From: Zou Nan hai <nanhai.zou_at_intel.com>
Date: 2006-07-28 07:23:41
On Fri, 2006-07-28 at 05:41, Jay Lan wrote:
> Hi,
> 
> I applied the patch to 2.6.18-rc2. However, compilation failed
> at machine_shutdown() of arch/ia64/kernel/machine_kexec.c on
> an sn2 machine.
> 
> It was easy to figure out irq_descp() is gone and idesc->handle
> is replaced with idesc->chip. But this code in machine_shutdown()
> caused an error:
> 
> ...
> if (cpu != smp_processor_id())
> cpu_down(cpu);
> }
> }
> #elif defined(CONFIG_SMP)
> smp_call_function(kexec_stop_this_cpu, (void *)image->start, 0, 0); <===
> #endif
> 
> 'image' is undefined in the code. Was it a global? Where was it
> declared?
> 
> Thanks,
> - jay
> 
  Hi, can you try if it works with CONFIG_HOTPLUG_CPU enabled?
  Thanks
  Zou Nan hai
> 
> Zou, Nanhai wrote:
> >>-----Original Message-----
> >>From: Horms [mailto:horms@verge.net.au]
> >>Sent: 2006年6月26日 15:47
> >>To: Zou, Nanhai
> >>Cc: Linux-IA64; khalid_aziz@hp.com; fastboot@lists.osdl.org
> >>Subject: Re: [Fastboot] Ia64 kdump patch
> >>
> >>On Fri, Jun 09, 2006 at 06:47:59AM +0800, Zou Nan hai wrote:
> >>    
> >>>On Thu, 2006-06-08 at 16:35, Horms wrote:
> >>>      
> >>>>On Thu, Jun 08, 2006 at 06:48:23AM +0800, Zou Nan hai wrote:
> >>>>        
> >>>>>The ia64 kdump patch is in 2 parts.
> >>>>>
> >>>>>the kexec-kdump-ia64-2.6.16.patch should apply on top of the previous
> >>>>>kexec patch by Khalid in Tony's test tree.
> >>>>>
> >>>>>the kexec-tools-kdump-ia64.patch should apply to kexec-tools-1.101
> >>>>>with kexec-tools-1.101-kdump.patch
> >>>>>
> >>>>>
> >>>>>To test it.
> >>>>>Build first SMP kernel with KEXEC and KDUMP enabled.
> >>>>>
> >>>>>Boot it with kernel parameter "crashkernel=XXX@YYY"

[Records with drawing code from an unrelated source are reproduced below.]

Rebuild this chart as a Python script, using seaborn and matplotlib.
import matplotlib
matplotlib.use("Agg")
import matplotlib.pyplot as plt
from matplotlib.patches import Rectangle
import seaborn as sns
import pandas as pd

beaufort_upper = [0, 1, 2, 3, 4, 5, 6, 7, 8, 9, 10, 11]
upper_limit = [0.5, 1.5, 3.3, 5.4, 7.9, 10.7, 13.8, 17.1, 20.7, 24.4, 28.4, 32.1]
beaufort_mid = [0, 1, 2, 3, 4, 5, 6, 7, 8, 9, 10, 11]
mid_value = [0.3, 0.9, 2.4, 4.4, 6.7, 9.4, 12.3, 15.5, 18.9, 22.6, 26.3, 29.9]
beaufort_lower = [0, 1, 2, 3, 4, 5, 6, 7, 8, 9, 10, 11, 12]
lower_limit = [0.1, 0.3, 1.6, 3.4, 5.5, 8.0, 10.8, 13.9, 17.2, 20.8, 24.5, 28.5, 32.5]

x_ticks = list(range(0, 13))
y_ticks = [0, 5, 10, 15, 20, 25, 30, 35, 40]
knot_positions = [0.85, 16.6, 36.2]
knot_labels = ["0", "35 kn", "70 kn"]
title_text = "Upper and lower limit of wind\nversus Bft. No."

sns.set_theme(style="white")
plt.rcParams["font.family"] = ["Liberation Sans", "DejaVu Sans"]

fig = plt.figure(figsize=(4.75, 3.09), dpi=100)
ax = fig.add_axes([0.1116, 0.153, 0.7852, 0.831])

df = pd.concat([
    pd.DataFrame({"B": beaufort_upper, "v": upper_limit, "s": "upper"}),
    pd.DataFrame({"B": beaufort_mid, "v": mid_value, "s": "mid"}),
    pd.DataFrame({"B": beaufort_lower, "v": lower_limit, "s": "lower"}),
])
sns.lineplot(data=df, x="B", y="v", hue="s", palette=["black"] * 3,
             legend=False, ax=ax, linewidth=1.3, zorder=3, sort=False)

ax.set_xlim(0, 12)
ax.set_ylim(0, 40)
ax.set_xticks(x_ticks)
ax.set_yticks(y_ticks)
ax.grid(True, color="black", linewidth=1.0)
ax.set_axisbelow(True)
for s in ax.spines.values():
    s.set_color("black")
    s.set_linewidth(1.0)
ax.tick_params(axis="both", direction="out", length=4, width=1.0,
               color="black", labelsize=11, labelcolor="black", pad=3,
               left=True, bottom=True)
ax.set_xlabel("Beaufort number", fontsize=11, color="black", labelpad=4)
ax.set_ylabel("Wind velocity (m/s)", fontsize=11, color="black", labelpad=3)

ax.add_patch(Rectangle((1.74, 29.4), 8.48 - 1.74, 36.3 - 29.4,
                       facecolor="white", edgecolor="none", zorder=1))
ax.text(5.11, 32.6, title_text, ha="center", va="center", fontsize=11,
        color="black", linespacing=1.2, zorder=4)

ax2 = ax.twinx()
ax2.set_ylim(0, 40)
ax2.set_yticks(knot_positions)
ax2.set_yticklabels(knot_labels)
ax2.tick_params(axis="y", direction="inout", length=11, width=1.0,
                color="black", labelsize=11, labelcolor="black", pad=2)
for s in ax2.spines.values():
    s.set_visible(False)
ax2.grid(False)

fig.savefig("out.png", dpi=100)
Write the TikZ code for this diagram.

> >>>>>means reserver XXX from YYY for crashdumping.
> >>>>>Build an UP kernel with KEXEC KDUMP VMCORE enabled.
> >>>>>load this kernel as a crashdumping kernel
> >>>>>kexec -p vmlinux.gz --initrd=initrd --append="...."
> >>>>>
> >>>>>trigger a crash,
> >>>>>maybe "echo c > /proc/sysrq-trigger"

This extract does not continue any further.